Predictably, Seattle School District officials call the plan a success in the Times' story, "pointing to skyrocketing enrollment and some $1.4 million in transportation-cost reductions, with more savings expected," as noted by staff reporters Brian M. Rosenthal and Justin Mayo.
Of course, there was a vision behind the old plan's madness - a vision acknowledging the value of diversity in Seattle's schools. This, after all, is a district that was at the forefront of big city busing in the 1970s, and a district that went all the way to the Supreme Court to defend its school assignment "racial tiebreaker," a diversity-driven mandate eventually ruled unconstitutional in 2007.
These days, however, the District's talking points have shifted away from mentions of diversity and integration, and toward the overall quality of education provided. This, School Board President Michael DeBell tells the Times, is what parents are really concerned with.
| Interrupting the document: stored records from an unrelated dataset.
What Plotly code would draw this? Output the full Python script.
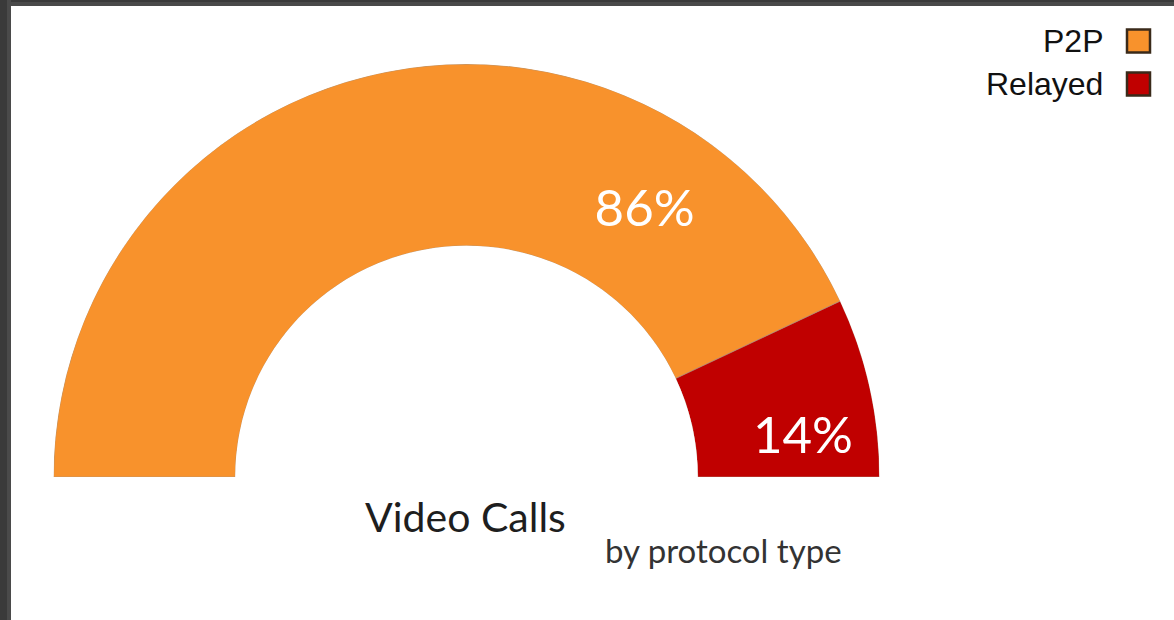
import plotly.graph_objects as go

# ---- data ----
categories = ["P2P", "Relayed"]
values = [86, 14]
colors = ["#F8922C", "#C00000"]
label_texts = ["86%", "14%"]
title_text = "Video Calls"
subtitle_text = "by protocol type"

W, H = 1174, 620
total = sum(values)

# angular geometry of the half donut (derived from data)
thetas, widths = [], []
cum = 0
for v in values:
    thetas.append(180 - 180 * (cum + v / 2) / total)
    widths.append(180 * v / total)
    cum += v

# label positions (layout constants)
label_theta = [56, 6.3]
label_r = [0.48, 0.59]

fig = go.Figure()
for cat, v, th, w, c in zip(categories, values, thetas, widths, colors):
    fig.add_trace(go.Barpolar(
        r=[1], theta=[th], width=[w], name=cat,
        marker=dict(color=c, line=dict(color="rgba(170,150,130,0.6)", width=1)),
        showlegend=False, hoverinfo="name",
    ))

fig.add_trace(go.Scatterpolar(
    r=label_r, theta=label_theta, mode="text", text=label_texts,
    textfont=dict(family="Lato", size=51, color="white"),
    showlegend=False, hoverinfo="skip",
))

fig.update_layout(
    width=W, height=H,
    margin=dict(l=0, r=0, t=0, b=0),
    paper_bgcolor="white",
    polar=dict(
        domain=dict(x=[53 / W, 880 / W], y=[(H - 477) / H, (H - 64) / H]),
        sector=[0, 180],
        hole=0.56,
        bgcolor="white",
        radialaxis=dict(visible=False, range=[0, 1]),
        angularaxis=dict(visible=False, direction="counterclockwise", rotation=0),
        barmode="overlay",
    ),
)

# title texts
fig.add_annotation(x=466 / W, y=(H - 516) / H, xref="paper", yref="paper",
                   text=title_text, showarrow=False,
                   font=dict(family="Lato", size=41, color="#1e1e1e"),
                   xanchor="center", yanchor="middle")
fig.add_annotation(x=723 / W, y=(H - 550) / H, xref="paper", yref="paper",
                   text=subtitle_text, showarrow=False,
                   font=dict(family="Lato", size=33, color="#333333"),
                   xanchor="center", yanchor="middle")

# manual legend (text left, square right)
leg_y = [41, 84]
for cat, c, yy in zip(categories, colors, leg_y):
    fig.add_annotation(x=1105 / W, y=(H - yy) / H, xref="paper", yref="paper",
                       text=cat, showarrow=False,
                       font=dict(family="Liberation Sans", size=32, color="#111111"),
                       xanchor="right", yanchor="middle")
    fig.add_shape(type="rect", xref="paper", yref="paper",
                  x0=1127 / W, x1=1150 / W,
                  y0=(H - yy - 11.5) / H, y1=(H - yy + 11.5) / H,
                  fillcolor=c, line=dict(color="#3a2a1a", width=2.5))

# dark frame at top and left
fig.add_shape(type="rect", xref="paper", yref="paper", x0=0, x1=1, y0=1 - 6 / H, y1=1,
              fillcolor="#4a4a4a", line=dict(width=0), layer="above")
fig.add_shape(type="rect", xref="paper", yref="paper", x0=0, x1=1, y0=1 - 2 / H, y1=1,
              fillcolor="#3a3a3a", line=dict(width=0), layer="above")
fig.add_shape(type="rect", xref="paper", yref="paper", x0=0, x1=11 / W, y0=0, y1=1,
              fillcolor="#4a4a4a", line=dict(width=0), layer="above")
fig.add_shape(type="rect", xref="paper", yref="paper", x0=0, x1=7 / W, y0=0, y1=1,
              fillcolor="#3a3a3a", line=dict(width=0), layer="above")

fig.write_html("out.html")
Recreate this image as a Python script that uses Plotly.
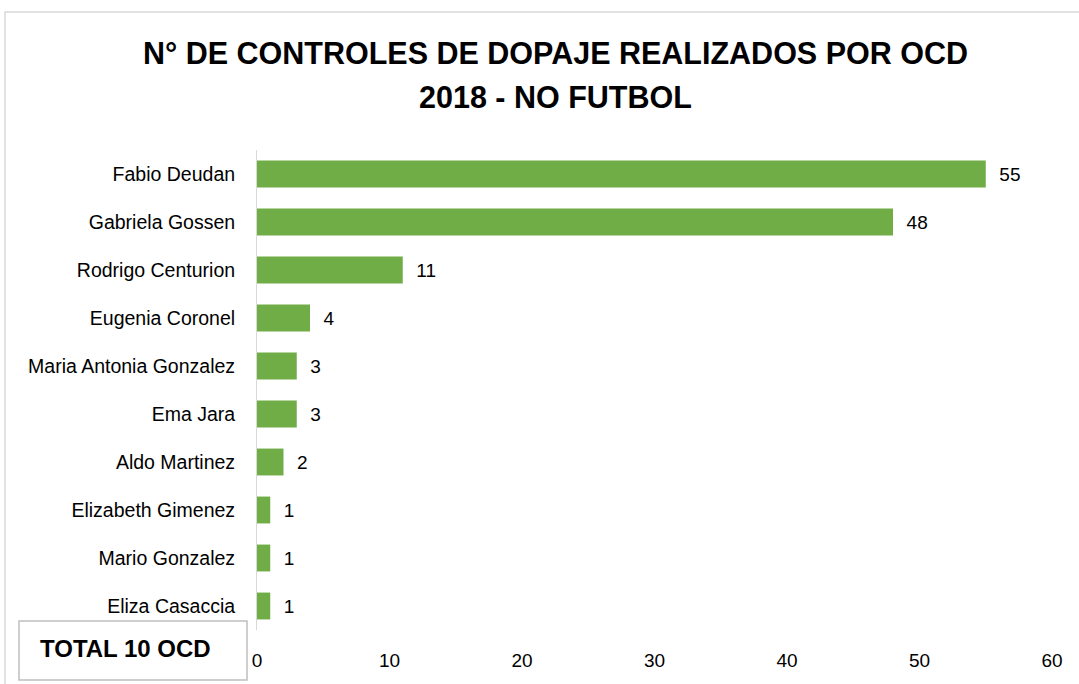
import plotly.graph_objects as go

W, H = 1079, 684

names = ["Fabio Deudan", "Gabriela Gossen", "Rodrigo Centurion", "Eugenia Coronel",
         "Maria Antonia Gonzalez", "Ema Jara", "Aldo Martinez", "Elizabeth Gimenez",
         "Mario Gonzalez", "Eliza Casaccia"]
controles = [55, 48, 11, 4, 3, 3, 2, 1, 1, 1]
x_ticks = [0, 10, 20, 30, 40, 50, 60]
title_lines = ["N° DE CONTROLES DE DOPAJE REALIZADOS POR OCD", "2018 - NO FUTBOL"]
total_label = "TOTAL 10 OCD"

FONT = "Liberation Sans Narrow, Arial Narrow, Liberation Sans, Arial, sans-serif"
GREEN = "#70AD47"

def px(x):
    return x / W

def py(y):
    return 1 - y / H

fig = go.Figure()
fig.add_trace(go.Bar(
    x=controles, y=names, orientation="h",
    marker=dict(color=GREEN, line=dict(width=0)),
    text=controles, texttemplate="\u00a0\u00a0%{x}", textposition="outside",
    textfont=dict(family=FONT, size=19, color="#000000"),
    cliponaxis=False, width=0.56, hoverinfo="skip",
))

fig.update_layout(
    width=W, height=H, autosize=False,
    margin=dict(l=0, r=0, t=0, b=0, autoexpand=False),
    paper_bgcolor="white", plot_bgcolor="white",
    showlegend=False,
    font=dict(family=FONT, size=19, color="#000000"),
    xaxis=dict(domain=[px(257), px(1052)], range=[0, 60], tickvals=x_ticks,
               showgrid=False, zeroline=False, showline=False, automargin=False,
               ticks="outside", ticklen=13, tickcolor="rgba(0,0,0,0)",
               tickfont=dict(family=FONT, size=19, color="#000000")),
    yaxis=dict(domain=[py(630), py(150)], autorange="reversed", automargin=False,
               showgrid=False, zeroline=False, showline=True, linecolor="#d9d9d9", linewidth=1,
               ticks="outside", ticklen=17, tickcolor="rgba(0,0,0,0)",
               tickfont=dict(family=FONT, size=19.5, color="#000000")),
)

# title, two lines
for line, yc in zip(title_lines, [53, 97]):
    fig.add_annotation(text="<b>" + line + "</b>", xref="paper", yref="paper",
                       x=px(555), y=py(yc), showarrow=False, xanchor="center", yanchor="middle",
                       font=dict(family=FONT, size=30.5, color="#000000"))

# outer chart border
fig.add_shape(type="rect", xref="paper", yref="paper",
              x0=px(5), x1=px(1090), y0=py(700), y1=py(12),
              line=dict(color="#d9d9d9", width=1.5), fillcolor="rgba(0,0,0,0)", layer="below")
# total box
fig.add_shape(type="rect", xref="paper", yref="paper",
              x0=px(19), x1=px(247), y0=py(680), y1=py(621),
              line=dict(color="#bfbfbf", width=1.5), fillcolor="white")
fig.add_annotation(text="<b>" + total_label + "</b>", xref="paper", yref="paper",
                   x=px(125), y=py(648), showarrow=False, xanchor="center", yanchor="middle",
                   font=dict(family=FONT, size=24, color="#000000"))

fig.write_html("out.html", config={"displayModeBar": False, "responsive": False})

# remove default page margins so the figure fills the window exactly
with open("out.html", encoding="utf-8") as f:
    html = f.read()
html = html.replace("<head>", "<head><style>html,body{margin:0;padding:0;overflow:hidden}</style>", 1)
with open("out.html", "w", encoding="utf-8") as f:
    f.write(html)
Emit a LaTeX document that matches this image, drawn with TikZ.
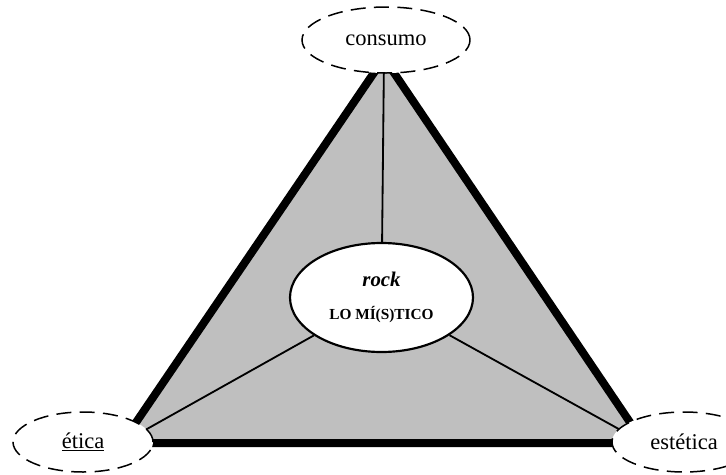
\documentclass[tikz,border=0pt]{standalone}
\usepackage{fontspec}
\setmainfont{Liberation Serif}
\usetikzlibrary{shapes.geometric,backgrounds}

\begin{document}
\begin{tikzpicture}[
    x=0.6pt, y=-0.6pt,
    polo/.style={draw, ellipse, dashed, dash pattern=on 9pt off 5pt, line width=0.9pt, fill=white, inner sep=0pt, font=\fontsize{13.5}{16}\selectfont},
    centro/.style={draw, ellipse, line width=1.3pt, fill=white, inner sep=0pt, align=center, minimum width=183*0.6pt, minimum height=109*0.6pt},
    borde/.style={line width=4.8pt, line join=miter},
    radio/.style={line width=1.1pt}
]
\useasboundingbox (0,0) rectangle (726,475);

% --- vertices del triangulo ---
\coordinate (apex) at (384,58);
\coordinate (vizq) at (122,443);
\coordinate (vder) at (644,443);

% --- polos ---
\node[polo, minimum width=168*0.6pt, minimum height=66*0.6pt] (consumo) at (386,40) {consumo};
\node[polo, minimum width=140*0.6pt, minimum height=60*0.6pt] (etica) at (83,442) {\underline{ética}};
\node[polo, minimum width=144*0.6pt, minimum height=60*0.6pt] (estetica) at (684,442) {estética};

% --- centro ---
\node[centro] (rock) at (381.5,297.5) {{\fontsize{12.5}{14}\selectfont\bfseries\itshape rock}\\[8pt]{\fontsize{9.2}{11}\selectfont\bfseries LO MÍ(S)TICO}};

% --- triangulo y radios ---
\begin{scope}[on background layer]
\fill[gray!50] (apex) -- (vizq) -- (vder) -- cycle;
\draw[radio] (rock) -- (apex);
\draw[radio] (rock) -- (vizq);
\draw[radio] (rock) -- (vder);
\draw[borde] (apex) -- (vizq) -- (vder) -- cycle;
\end{scope}

\end{tikzpicture}
\end{document}
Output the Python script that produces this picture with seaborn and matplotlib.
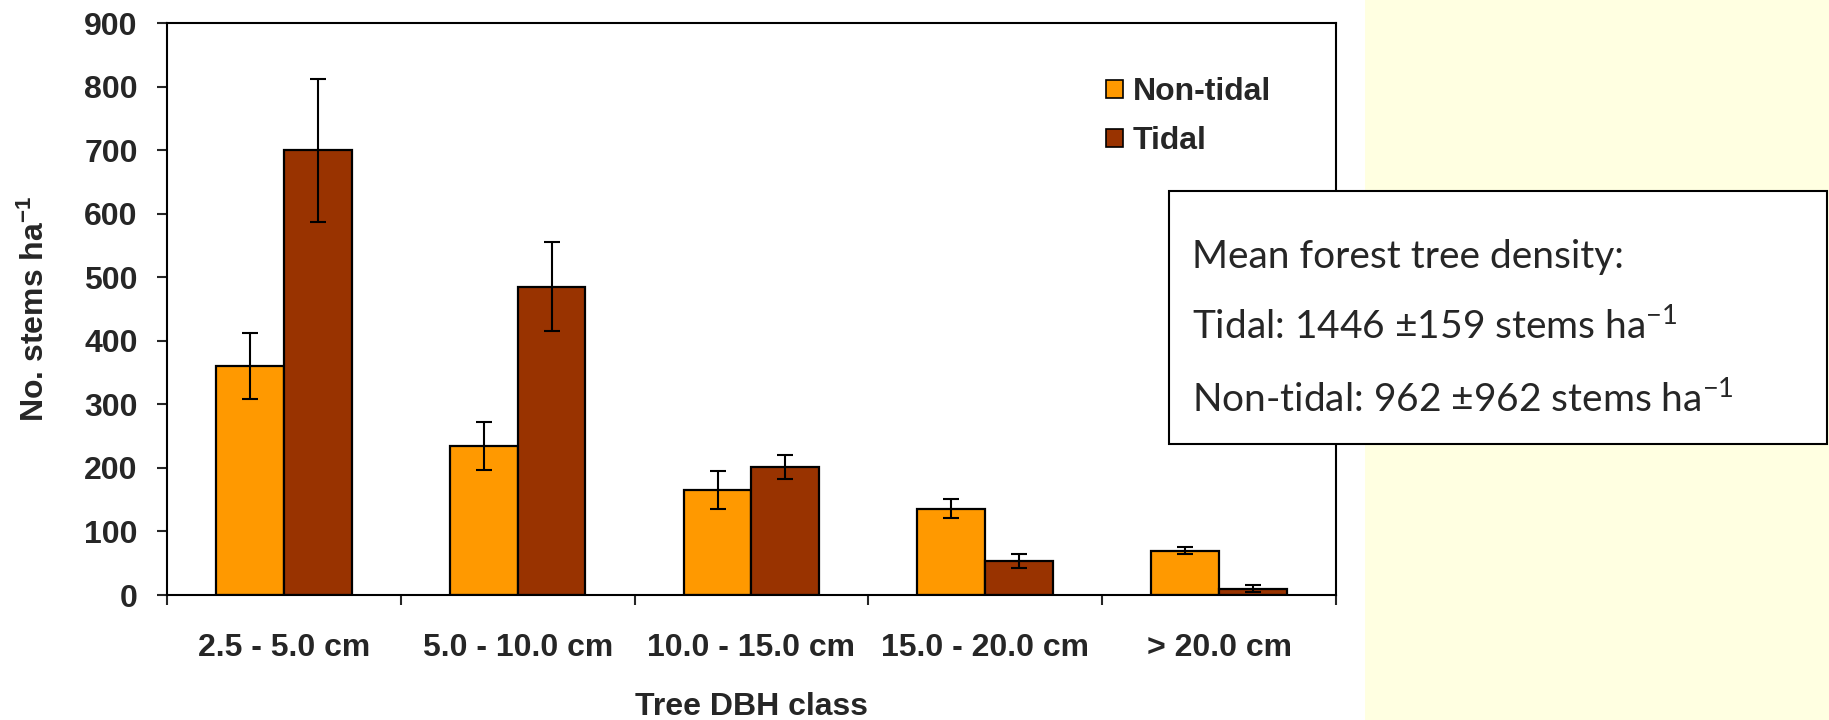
import pandas as pd
import matplotlib
matplotlib.use("Agg")
import matplotlib.pyplot as plt
import seaborn as sns
from matplotlib.patches import Rectangle, Patch

# DBH classes and mean stem density (+/- SE)
dbh_classes = ["2.5 - 5.0 cm", "5.0 - 10.0 cm", "10.0 - 15.0 cm", "15.0 - 20.0 cm", "> 20.0 cm"]
sites = ["Non-tidal", "Tidal"]
non_tidal = [360, 235, 166, 136, 70]
non_tidal_se = [52, 38, 30, 15, 6]
tidal = [700, 485, 202, 53, 10]
tidal_se = [112, 70, 19, 11, 6]
site_colors = ["#FF9900", "#993300"]

box_lines = [
    "Mean forest tree density:",
    "Tidal: 1446 \u00b1159 stems ha$^{-1}$",
    "Non-tidal: 962 \u00b1962 stems ha$^{-1}$",
]

df = pd.DataFrame({
    "dbh": dbh_classes * 2,
    "site": [sites[0]] * len(dbh_classes) + [sites[1]] * len(dbh_classes),
    "stems": non_tidal + tidal,
    "se": non_tidal_se + tidal_se,
})

sns.set_style("ticks")
plt.rcParams["font.family"] = ["Liberation Sans", "DejaVu Sans"]
plt.rcParams["mathtext.default"] = "regular"

fig = plt.figure(figsize=(18.29, 7.2), dpi=100)
fig.patch.set_facecolor("white")

# pale yellow slide background on the right
fig.add_artist(Rectangle((0.7463, 0), 0.2537, 1, transform=fig.transFigure,
                         facecolor="#FFFFE1", edgecolor="none", zorder=-5))

ax = fig.add_axes([0.0913, 0.1736, 0.6391, 0.794])
sns.barplot(data=df, x="dbh", y="stems", hue="site", hue_order=sites,
            order=dbh_classes, palette=site_colors, saturation=1,
            width=0.58, edgecolor="black", linewidth=1.6,
            errorbar=None, legend=False, ax=ax)

# error bars on top of each bar
for cont, lvl in zip(ax.containers, sites):
    sub = df[df["site"] == lvl]
    xs = [b.get_x() + b.get_width() / 2 for b in cont]
    ax.errorbar(xs, sub["stems"].values, yerr=sub["se"].values, fmt="none",
                ecolor="black", elinewidth=1.5, capsize=5.5, capthick=1.5, zorder=5)

ax.set_xlim(-0.5, len(dbh_classes) - 0.5)
ax.set_ylim(0, 900)
ax.set_yticks(range(0, 901, 100))
ax.set_xticks(range(len(dbh_classes)))
ax.set_xticklabels(dbh_classes, fontsize=23, fontweight="bold")
ax.set_xticks([i - 0.5 for i in range(len(dbh_classes) + 1)], minor=True)
ax.tick_params(axis="x", which="major", length=0, pad=27)
ax.tick_params(axis="x", which="minor", length=7, width=1.5, direction="out")
ax.tick_params(axis="y", length=7, width=1.5, direction="out", pad=14, labelsize=23)
for lab in ax.get_yticklabels():
    lab.set_fontweight("bold")

for sp in ax.spines.values():
    sp.set_visible(True)
    sp.set_linewidth(1.5)
    sp.set_color("black")

ax.set_xlabel("Tree DBH class", fontsize=23, fontweight="bold", labelpad=21)
ax.set_ylabel("No. stems ha$^{-1}$", fontsize=23, fontweight="bold", labelpad=24)

handles = [Patch(facecolor=c, edgecolor="black", linewidth=1.2) for c in site_colors]
ax.legend(handles, sites, loc="upper left", bbox_to_anchor=(0.779, 0.956),
          frameon=False, handlelength=0.52, handleheight=0.52, handletextpad=0.3,
          labelspacing=0.6, prop={"weight": "bold", "size": 23})

# summary box
fig.add_artist(Rectangle((0.6393, 0.3833), 0.3597, 0.3514, transform=fig.transFigure,
                         facecolor="white", edgecolor="black", linewidth=1.5, zorder=3))
for txt, yy in zip(box_lines, [0.6278, 0.5292, 0.4278]):
    fig.text(0.6517, yy, txt, fontsize=28, family=["Lato", "DejaVu Sans"],
             va="baseline", ha="left", zorder=4)

fig.savefig("out.png", dpi=100)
"I believe that parents and taxpayers want us to have consistent academic achievement, much more than they're seeking diversity," DeBell is quoted as saying.
More from the Times:
District officials also acknowledge they have changed their thinking on the contentious topic of integrating schools, saying it's not because they no longer value diversity but that busing became an expense the district can no longer afford.
They say they are focusing instead on educating students where they live, trying to boost the quality of schools in poorer parts of town so they are just as good as the ones in wealthier neighborhoods.
Of course, if that was a simple feat one assumes the District, and similar school districts across the country, would have tackled it by now.